In its discussion article, ‘Conference perspectives, 2009-10’, the CC writes: “Starting in September 2008 and culminating at the SWP conference in January, the party underwent a fierce internal debate over its perspectives. This arose from the drive by the majority of the then central committee to reorient the SWP to a focus on building and supporting the resistance to the effects of the recession.”

This explanation for the split at the top is entirely retrospective, since it was not spelled out a year ago. In fact no substantive differences of perspective were elaborated by the CC then. But now the membership is told: “This shift was opposed by a minority who were not re-elected to the CC in January. They argued (somewhat contradictorily) that building the Stop the War Coalition should remain the SWP’s central focus and that responding to the recession required the launch of a national united front modelled on Stop the War.”

It is true that Rees and co continued to stress the importance of “united front work”, of which the STWC was the jewel in the crown. But it is highly debatable that they played down the significance of the economic crisis, as the CC implies.

It writes: “… Stop the War is a valuable united front that needs to be maintained. But the war no longer dominates the political landscape in the way it did, roughly speaking, between 9/11 and the London bombings .… the dominant issue for us as a party, as it is for mainstream bourgeois politics, is the economic crisis and how to respond to it.”

However, “building united fronts against the recession is considerably more complicated” because of the “highly fragmented and opportunistic trade union bureaucracy that still has many ties to Labour”. So, for example, the SWP’s People Before Profit Charter “proved stillborn” (in case you were wondering what happened to it; in fact, the leadership admits, “it had little credibility even within the party”).

So the logic is clear. While new ‘united fronts’ are not ruled out, a response to the crisis and the expected working class fightback necessitates rebuilding the SWP itself.
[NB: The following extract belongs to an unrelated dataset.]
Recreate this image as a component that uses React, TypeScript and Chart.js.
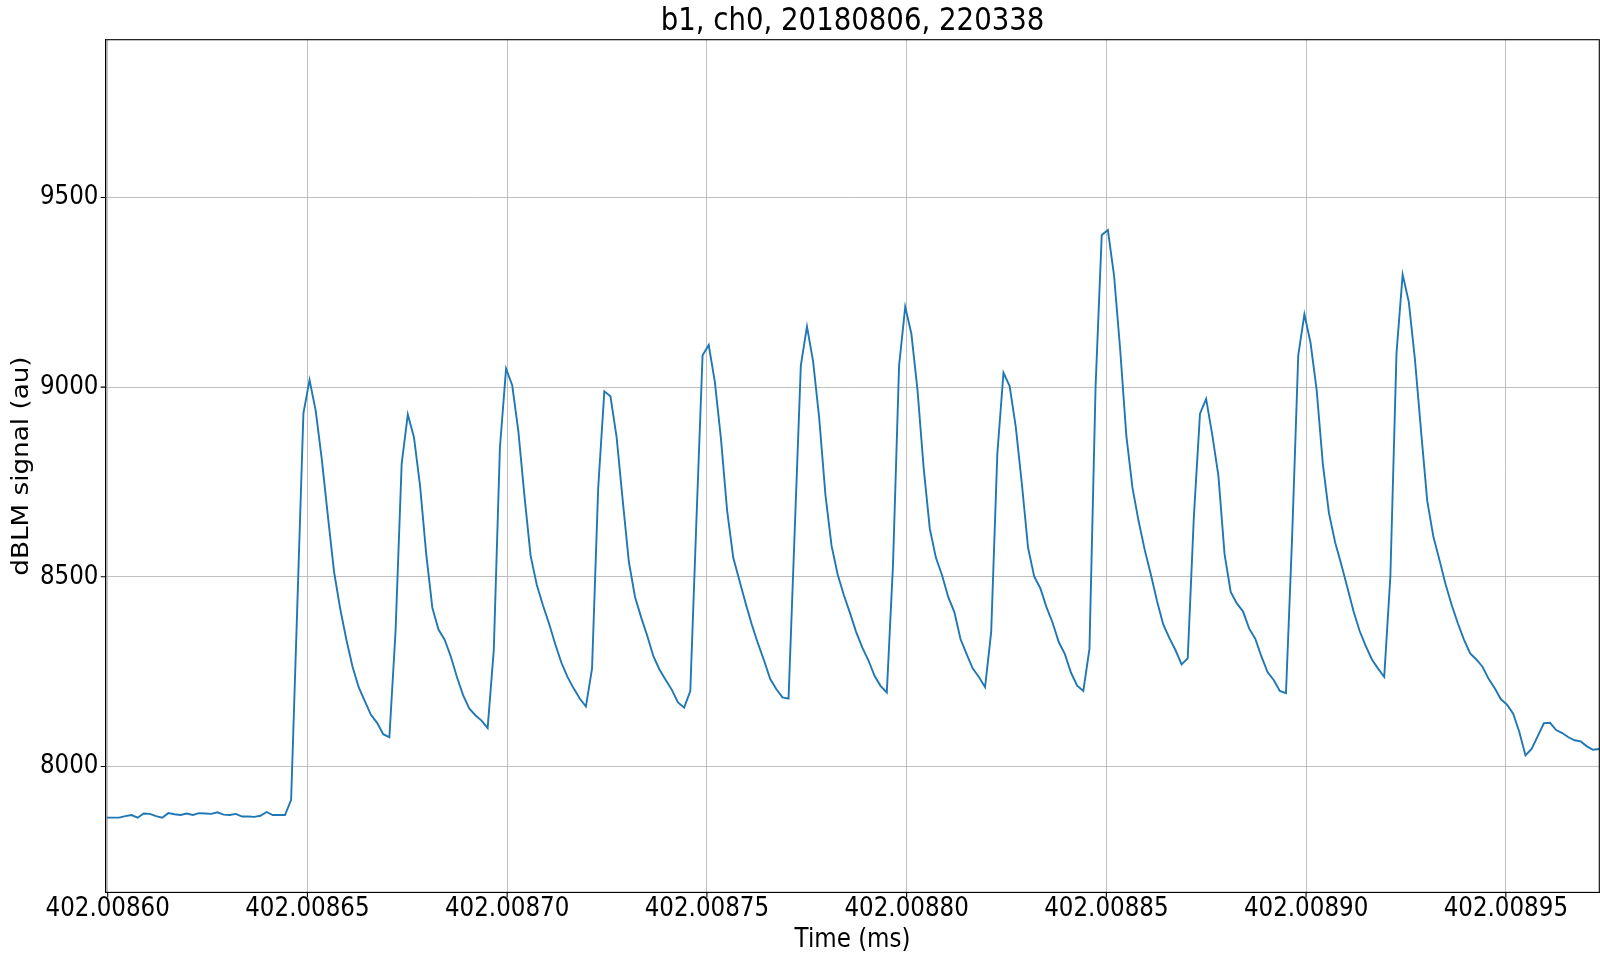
import React, { useEffect, useRef } from "react";
import { Chart, registerables } from "chart.js";

Chart.register(...registerables);

const TITLE = "b1, ch0, 20180806, 220338";
const X_LABEL = "Time (ms)";
const Y_LABEL = "dBLM signal (au)";

// sampling of the trace
const T_START = 402.0085998; // ms, first sample
const T_STEP = 1.5373e-6; // ms between samples

const X_MIN = 402.0085995;
const X_MAX = 402.0089734;
const Y_MIN = 7668;
const Y_MAX = 9916;

const X_TICKS = [402.0086, 402.00865, 402.0087, 402.00875, 402.0088, 402.00885, 402.0089, 402.00895];
const Y_TICKS = [8000, 8500, 9000, 9500];

// signal values (au), in sample order
const BASELINE = [7865, 7865, 7865, 7869, 7872, 7865, 7876, 7875, 7869, 7865, 7877, 7874, 7872, 7876, 7872, 7877, 7876, 7875, 7879, 7873, 7872, 7875, 7868, 7868, 7867, 7870, 7880, 7872, 7872, 7872];
const BUNCH_1 = [7912, 8420, 8931, 9019, 8938, 8809, 8658, 8512, 8415, 8334, 8263, 8209, 8172, 8136, 8115, 8085, 8077];
const BUNCH_2 = [8355, 8798, 8928, 8868, 8739, 8560, 8418, 8361, 8334, 8290, 8236, 8188, 8153, 8135, 8121, 8101];
const BUNCH_3 = [8307, 8841, 9049, 9005, 8884, 8712, 8555, 8479, 8425, 8377, 8323, 8274, 8236, 8206, 8179, 8158];
const BUNCH_4 = [8258, 8733, 8989, 8976, 8868, 8701, 8539, 8447, 8393, 8344, 8290, 8255, 8228, 8202, 8169, 8155];
const BUNCH_5 = [8199, 8650, 9084, 9111, 9014, 8863, 8674, 8550, 8490, 8431, 8375, 8325, 8280, 8231, 8204, 8182, 8179];
const BUNCH_6 = [8620, 9057, 9160, 9068, 8917, 8717, 8582, 8506, 8452, 8405, 8355, 8314, 8280, 8239, 8212, 8195];
const BUNCH_7 = [8528, 9057, 9212, 9141, 8992, 8787, 8627, 8550, 8504, 8447, 8407, 8336, 8296, 8258, 8236, 8209];
const BUNCH_8 = [8355, 8825, 9038, 9003, 8895, 8744, 8577, 8501, 8470, 8420, 8379, 8328, 8296, 8247, 8213, 8199];
const BUNCH_9 = [8310, 9003, 9401, 9414, 9295, 9100, 8873, 8735, 8647, 8571, 8506, 8436, 8375, 8339, 8307, 8269, 8285];
const BUNCH_10 = [8658, 8930, 8969, 8874, 8766, 8560, 8460, 8430, 8409, 8364, 8337, 8290, 8249, 8228, 8199, 8193];
const BUNCH_11 = [8604, 9084, 9192, 9117, 8992, 8798, 8668, 8591, 8533, 8472, 8409, 8357, 8317, 8282, 8258, 8236];
const BUNCH_12 = [8501, 9090, 9297, 9225, 9073, 8884, 8701, 8606, 8544, 8480, 8425, 8377, 8334, 8298, 8282, 8263, 8231, 8206, 8177, 8163, 8139];
const TAIL = [8091, 8029, 8046, 8080, 8114, 8115, 8096, 8088, 8077, 8069, 8066, 8053, 8044, 8046];

const SIGNAL = [
  ...BASELINE, ...BUNCH_1, ...BUNCH_2, ...BUNCH_3, ...BUNCH_4, ...BUNCH_5, ...BUNCH_6,
  ...BUNCH_7, ...BUNCH_8, ...BUNCH_9, ...BUNCH_10, ...BUNCH_11, ...BUNCH_12, ...TAIL,
];

const FONT = "'DejaVu Sans', sans-serif";
const W = 1600;
const H = 957;
const STRETCH = 1.14; // text in the reference is drawn taller than wide
const TICK_SIZE = 23;
const LABEL_SIZE = 23;
const TITLE_SIZE = 27.6;
const TICK_LEN = 5;

function drawText(ctx: CanvasRenderingContext2D, text: string, x: number, y: number, size: number, align: CanvasTextAlign, vertical = false) {
  ctx.save();
  ctx.translate(x, y);
  if (vertical) {
    ctx.rotate(-Math.PI / 2);
    ctx.scale(STRETCH, 1);
  } else {
    ctx.scale(1, STRETCH);
  }
  ctx.font = `${size}px ${FONT}`;
  ctx.textAlign = align;
  ctx.textBaseline = "middle";
  ctx.fillStyle = "#000000";
  ctx.fillText(text, 0, 0);
  ctx.restore();
}

const decorPlugin = {
  id: "decor",
  afterDraw(chart: any) {
    const { ctx, chartArea } = chart;
    const { left, right, top, bottom } = chartArea;
    const xs = chart.scales.x;
    const ys = chart.scales.y;
    ctx.save();
    ctx.strokeStyle = "#000000";
    ctx.lineWidth = 1.1;
    ctx.strokeRect(left, top, right - left, bottom - top);
    ctx.beginPath();
    for (const v of X_TICKS) {
      const px = xs.getPixelForValue(v);
      ctx.moveTo(px, bottom);
      ctx.lineTo(px, bottom + TICK_LEN);
    }
    for (const v of Y_TICKS) {
      const py = ys.getPixelForValue(v);
      ctx.moveTo(left, py);
      ctx.lineTo(left - TICK_LEN, py);
    }
    ctx.stroke();
    ctx.restore();
    for (const v of X_TICKS) {
      drawText(ctx, v.toFixed(5), xs.getPixelForValue(v), 909, TICK_SIZE, "center");
    }
    for (const v of Y_TICKS) {
      drawText(ctx, String(v), 98.5, ys.getPixelForValue(v), TICK_SIZE, "right");
    }
    drawText(ctx, TITLE, (left + right) / 2, 22, TITLE_SIZE, "center");
    drawText(ctx, X_LABEL, (left + right) / 2, 940, LABEL_SIZE, "center");
    drawText(ctx, Y_LABEL, 22.5, (top + bottom) / 2, LABEL_SIZE, "center", true);
  },
};

export default function App() {
  const ref = useRef<HTMLCanvasElement | null>(null);

  useEffect(() => {
    if (!ref.current) return;
    const points = SIGNAL.map((v, i) => ({ x: T_START + i * T_STEP, y: v }));
    const chart = new Chart(ref.current, {
      type: "line",
      data: {
        datasets: [
          {
            data: points,
            borderColor: "#1f77b4",
            borderWidth: 1.9,
            pointRadius: 0,
            fill: false,
            tension: 0,
          },
        ],
      },
      options: {
        responsive: false,
        animation: false,
        devicePixelRatio: 1,
        layout: { padding: { top: 39.7, right: 0.7, left: 0, bottom: 0 } },
        plugins: {
          legend: { display: false },
          title: { display: false },
          tooltip: { enabled: false },
        },
        scales: {
          x: {
            type: "linear",
            min: X_MIN,
            max: X_MAX,
            afterBuildTicks: (s: any) => {
              s.ticks = X_TICKS.map((v) => ({ value: v }));
            },
            afterFit: (s: any) => {
              s.height = H - 892.4;
            },
            ticks: { display: false, autoSkip: false },
            grid: { color: "#b0b0b0", lineWidth: 0.8, drawTicks: false },
            border: { display: true, color: "#000000", width: 1.1 },
          },
          y: {
            type: "linear",
            min: Y_MIN,
            max: Y_MAX,
            afterBuildTicks: (s: any) => {
              s.ticks = Y_TICKS.map((v) => ({ value: v }));
            },
            afterFit: (s: any) => {
              s.width = 105.7;
            },
            ticks: { display: false, autoSkip: false },
            grid: { color: "#b0b0b0", lineWidth: 0.8, drawTicks: false },
            border: { display: true, color: "#000000", width: 1.1 },
          },
        },
      },
      plugins: [decorPlugin],
    });
    return () => chart.destroy();
  }, []);

  return (
    <div style={{ position: "absolute", left: 0, top: 0, width: W, height: H, background: "#ffffff" }}>
      <canvas ref={ref} width={W} height={H} style={{ width: W, height: H, display: "block" }} />
    </div>
  );
}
The “new electoral initiative, if it comes off”, is touted as a possible new united front. Apparently the SWP appeal for a united left alternative to New Labour was “very well received”. But “it isn’t easy to translate sentiments into deeds, particularly since such an alternative requires the different fragments of the radical left to acknowledge that their own electoral projects have failed.”

Despite its own appeal being “very well received”, though, it seems that it will not be the SWP driving things forward on the electoral front: “… there is some prospect that the initiative planned by Bob Crow of the RMT will succeed in uniting most strands of the radical left on a single platform. Assuming that a basis can be agreed that is acceptable to the SWP and our allies, this should allow us to stand a limited number of candidates in areas where we have a good track record electorally in next year’s council and parliamentary elections.”

Let us not spend too much time speculating where the CC considers the SWP has a “good track record” in parliamentary elections - after all, this aspect of its work merits only a couple of paragraphs in its perspectives document.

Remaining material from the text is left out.